◆ **GOAL**
Your task is to quote the material that follows, in full and exactly.

◆ **MATERIAL**
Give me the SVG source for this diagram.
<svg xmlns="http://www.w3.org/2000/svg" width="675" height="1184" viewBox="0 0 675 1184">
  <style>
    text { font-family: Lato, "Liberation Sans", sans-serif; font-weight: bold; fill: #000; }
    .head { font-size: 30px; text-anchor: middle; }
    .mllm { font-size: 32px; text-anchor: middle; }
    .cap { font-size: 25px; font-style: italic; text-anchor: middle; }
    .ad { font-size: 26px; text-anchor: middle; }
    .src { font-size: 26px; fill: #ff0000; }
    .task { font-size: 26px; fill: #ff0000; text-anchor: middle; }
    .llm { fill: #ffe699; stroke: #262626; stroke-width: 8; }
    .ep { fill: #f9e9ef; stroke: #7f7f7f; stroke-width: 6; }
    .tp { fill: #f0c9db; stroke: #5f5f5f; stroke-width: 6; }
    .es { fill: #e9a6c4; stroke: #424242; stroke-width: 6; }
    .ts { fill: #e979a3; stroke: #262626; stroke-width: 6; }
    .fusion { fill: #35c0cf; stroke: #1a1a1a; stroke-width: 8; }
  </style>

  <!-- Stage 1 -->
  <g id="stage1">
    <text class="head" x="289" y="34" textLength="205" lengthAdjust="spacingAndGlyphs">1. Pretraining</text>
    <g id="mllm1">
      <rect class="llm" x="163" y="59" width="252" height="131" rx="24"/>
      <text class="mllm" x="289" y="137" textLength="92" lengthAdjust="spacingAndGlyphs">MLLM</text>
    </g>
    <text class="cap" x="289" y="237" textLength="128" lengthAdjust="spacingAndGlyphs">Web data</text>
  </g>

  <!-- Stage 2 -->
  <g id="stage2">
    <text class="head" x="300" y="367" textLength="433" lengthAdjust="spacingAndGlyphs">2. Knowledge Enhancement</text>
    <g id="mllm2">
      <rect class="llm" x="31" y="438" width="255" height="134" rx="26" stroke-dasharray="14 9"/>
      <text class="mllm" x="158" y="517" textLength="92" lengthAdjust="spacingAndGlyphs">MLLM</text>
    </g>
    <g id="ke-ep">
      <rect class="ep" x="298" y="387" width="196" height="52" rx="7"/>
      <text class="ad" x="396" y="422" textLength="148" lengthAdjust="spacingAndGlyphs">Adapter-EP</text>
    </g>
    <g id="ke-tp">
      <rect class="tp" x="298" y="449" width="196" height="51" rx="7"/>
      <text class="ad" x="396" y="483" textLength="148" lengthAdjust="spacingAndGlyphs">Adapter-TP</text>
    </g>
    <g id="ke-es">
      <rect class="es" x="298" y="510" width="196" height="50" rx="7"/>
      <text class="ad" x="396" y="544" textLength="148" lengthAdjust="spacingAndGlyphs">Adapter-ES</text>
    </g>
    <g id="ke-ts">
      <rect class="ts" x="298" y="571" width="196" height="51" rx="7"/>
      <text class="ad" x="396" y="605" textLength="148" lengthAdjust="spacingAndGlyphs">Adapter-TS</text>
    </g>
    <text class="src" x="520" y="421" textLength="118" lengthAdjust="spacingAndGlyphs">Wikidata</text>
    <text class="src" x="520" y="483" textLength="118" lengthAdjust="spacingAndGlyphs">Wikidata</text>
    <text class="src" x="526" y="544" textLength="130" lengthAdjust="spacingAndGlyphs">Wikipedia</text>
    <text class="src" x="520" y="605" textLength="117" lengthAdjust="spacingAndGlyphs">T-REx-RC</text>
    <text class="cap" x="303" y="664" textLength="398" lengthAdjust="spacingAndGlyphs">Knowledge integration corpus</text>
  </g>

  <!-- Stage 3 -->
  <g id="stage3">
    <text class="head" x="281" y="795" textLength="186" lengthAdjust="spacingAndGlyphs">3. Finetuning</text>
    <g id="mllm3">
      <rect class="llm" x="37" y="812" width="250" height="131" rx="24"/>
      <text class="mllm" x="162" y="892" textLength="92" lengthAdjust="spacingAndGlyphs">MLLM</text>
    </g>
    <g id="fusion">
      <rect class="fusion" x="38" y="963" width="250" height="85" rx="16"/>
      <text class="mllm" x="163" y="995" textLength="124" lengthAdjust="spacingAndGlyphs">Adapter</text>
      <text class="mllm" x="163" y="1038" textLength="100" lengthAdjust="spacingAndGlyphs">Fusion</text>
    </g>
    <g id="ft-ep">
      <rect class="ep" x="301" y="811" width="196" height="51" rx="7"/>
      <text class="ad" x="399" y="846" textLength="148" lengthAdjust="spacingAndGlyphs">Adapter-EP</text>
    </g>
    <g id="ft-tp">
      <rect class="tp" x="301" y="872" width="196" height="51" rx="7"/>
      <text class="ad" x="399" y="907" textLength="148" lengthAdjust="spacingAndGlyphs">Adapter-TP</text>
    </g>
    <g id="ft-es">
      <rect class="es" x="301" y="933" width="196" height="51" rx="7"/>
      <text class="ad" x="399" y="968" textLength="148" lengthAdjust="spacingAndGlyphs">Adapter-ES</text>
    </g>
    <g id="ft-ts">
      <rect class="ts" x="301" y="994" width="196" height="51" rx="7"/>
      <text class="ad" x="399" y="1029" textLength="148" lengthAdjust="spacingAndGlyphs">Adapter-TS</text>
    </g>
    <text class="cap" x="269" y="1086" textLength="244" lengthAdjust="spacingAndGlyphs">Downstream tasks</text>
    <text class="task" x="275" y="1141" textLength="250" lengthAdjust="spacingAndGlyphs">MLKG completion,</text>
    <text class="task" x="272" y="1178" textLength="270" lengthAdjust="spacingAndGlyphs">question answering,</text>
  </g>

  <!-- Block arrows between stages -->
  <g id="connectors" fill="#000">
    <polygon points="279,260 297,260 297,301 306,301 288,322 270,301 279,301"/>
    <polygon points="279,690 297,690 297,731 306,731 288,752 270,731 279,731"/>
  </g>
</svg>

◆ **SOLUTION TO THE PROBLEM**
Give me the SVG source for this diagram.
<svg xmlns="http://www.w3.org/2000/svg" width="675" height="1184" viewBox="0 0 675 1184">
  <style>
    text { font-family: Lato, "Liberation Sans", sans-serif; font-weight: bold; fill: #000; }
    .head { font-size: 30px; text-anchor: middle; }
    .mllm { font-size: 32px; text-anchor: middle; }
    .cap { font-size: 25px; font-style: italic; text-anchor: middle; }
    .ad { font-size: 26px; text-anchor: middle; }
    .src { font-size: 26px; fill: #ff0000; }
    .task { font-size: 26px; fill: #ff0000; text-anchor: middle; }
    .llm { fill: #ffe699; stroke: #262626; stroke-width: 8; }
    .ep { fill: #f9e9ef; stroke: #7f7f7f; stroke-width: 6; }
    .tp { fill: #f0c9db; stroke: #5f5f5f; stroke-width: 6; }
    .es { fill: #e9a6c4; stroke: #424242; stroke-width: 6; }
    .ts { fill: #e979a3; stroke: #262626; stroke-width: 6; }
    .fusion { fill: #35c0cf; stroke: #1a1a1a; stroke-width: 8; }
  </style>

  <!-- Stage 1 -->
  <g id="stage1">
    <text class="head" x="289" y="34" textLength="205" lengthAdjust="spacingAndGlyphs">1. Pretraining</text>
    <g id="mllm1">
      <rect class="llm" x="163" y="59" width="252" height="131" rx="24"/>
      <text class="mllm" x="289" y="137" textLength="92" lengthAdjust="spacingAndGlyphs">MLLM</text>
    </g>
    <text class="cap" x="289" y="237" textLength="128" lengthAdjust="spacingAndGlyphs">Web data</text>
  </g>

  <!-- Stage 2 -->
  <g id="stage2">
    <text class="head" x="300" y="367" textLength="433" lengthAdjust="spacingAndGlyphs">2. Knowledge Enhancement</text>
    <g id="mllm2">
      <rect class="llm" x="31" y="438" width="255" height="134" rx="26" stroke-dasharray="14 9"/>
      <text class="mllm" x="158" y="517" textLength="92" lengthAdjust="spacingAndGlyphs">MLLM</text>
    </g>
    <g id="ke-ep">
      <rect class="ep" x="298" y="387" width="196" height="52" rx="7"/>
      <text class="ad" x="396" y="422" textLength="148" lengthAdjust="spacingAndGlyphs">Adapter-EP</text>
    </g>
    <g id="ke-tp">
      <rect class="tp" x="298" y="449" width="196" height="51" rx="7"/>
      <text class="ad" x="396" y="483" textLength="148" lengthAdjust="spacingAndGlyphs">Adapter-TP</text>
    </g>
    <g id="ke-es">
      <rect class="es" x="298" y="510" width="196" height="50" rx="7"/>
      <text class="ad" x="396" y="544" textLength="148" lengthAdjust="spacingAndGlyphs">Adapter-ES</text>
    </g>
    <g id="ke-ts">
      <rect class="ts" x="298" y="571" width="196" height="51" rx="7"/>
      <text class="ad" x="396" y="605" textLength="148" lengthAdjust="spacingAndGlyphs">Adapter-TS</text>
    </g>
    <text class="src" x="520" y="421" textLength="118" lengthAdjust="spacingAndGlyphs">Wikidata</text>
    <text class="src" x="520" y="483" textLength="118" lengthAdjust="spacingAndGlyphs">Wikidata</text>
    <text class="src" x="526" y="544" textLength="130" lengthAdjust="spacingAndGlyphs">Wikipedia</text>
    <text class="src" x="520" y="605" textLength="117" lengthAdjust="spacingAndGlyphs">T-REx-RC</text>
    <text class="cap" x="303" y="664" textLength="398" lengthAdjust="spacingAndGlyphs">Knowledge integration corpus</text>
  </g>

  <!-- Stage 3 -->
  <g id="stage3">
    <text class="head" x="281" y="795" textLength="186" lengthAdjust="spacingAndGlyphs">3. Finetuning</text>
    <g id="mllm3">
      <rect class="llm" x="37" y="812" width="250" height="131" rx="24"/>
      <text class="mllm" x="162" y="892" textLength="92" lengthAdjust="spacingAndGlyphs">MLLM</text>
    </g>
    <g id="fusion">
      <rect class="fusion" x="38" y="963" width="250" height="85" rx="16"/>
      <text class="mllm" x="163" y="995" textLength="124" lengthAdjust="spacingAndGlyphs">Adapter</text>
      <text class="mllm" x="163" y="1038" textLength="100" lengthAdjust="spacingAndGlyphs">Fusion</text>
    </g>
    <g id="ft-ep">
      <rect class="ep" x="301" y="811" width="196" height="51" rx="7"/>
      <text class="ad" x="399" y="846" textLength="148" lengthAdjust="spacingAndGlyphs">Adapter-EP</text>
    </g>
    <g id="ft-tp">
      <rect class="tp" x="301" y="872" width="196" height="51" rx="7"/>
      <text class="ad" x="399" y="907" textLength="148" lengthAdjust="spacingAndGlyphs">Adapter-TP</text>
    </g>
    <g id="ft-es">
      <rect class="es" x="301" y="933" width="196" height="51" rx="7"/>
      <text class="ad" x="399" y="968" textLength="148" lengthAdjust="spacingAndGlyphs">Adapter-ES</text>
    </g>
    <g id="ft-ts">
      <rect class="ts" x="301" y="994" width="196" height="51" rx="7"/>
      <text class="ad" x="399" y="1029" textLength="148" lengthAdjust="spacingAndGlyphs">Adapter-TS</text>
    </g>
    <text class="cap" x="269" y="1086" textLength="244" lengthAdjust="spacingAndGlyphs">Downstream tasks</text>
    <text class="task" x="275" y="1141" textLength="250" lengthAdjust="spacingAndGlyphs">MLKG completion,</text>
    <text class="task" x="272" y="1178" textLength="270" lengthAdjust="spacingAndGlyphs">question answering,</text>
  </g>

  <!-- Block arrows between stages -->
  <g id="connectors" fill="#000">
    <polygon points="279,260 297,260 297,301 306,301 288,322 270,301 279,301"/>
    <polygon points="279,690 297,690 297,731 306,731 288,752 270,731 279,731"/>
  </g>
</svg>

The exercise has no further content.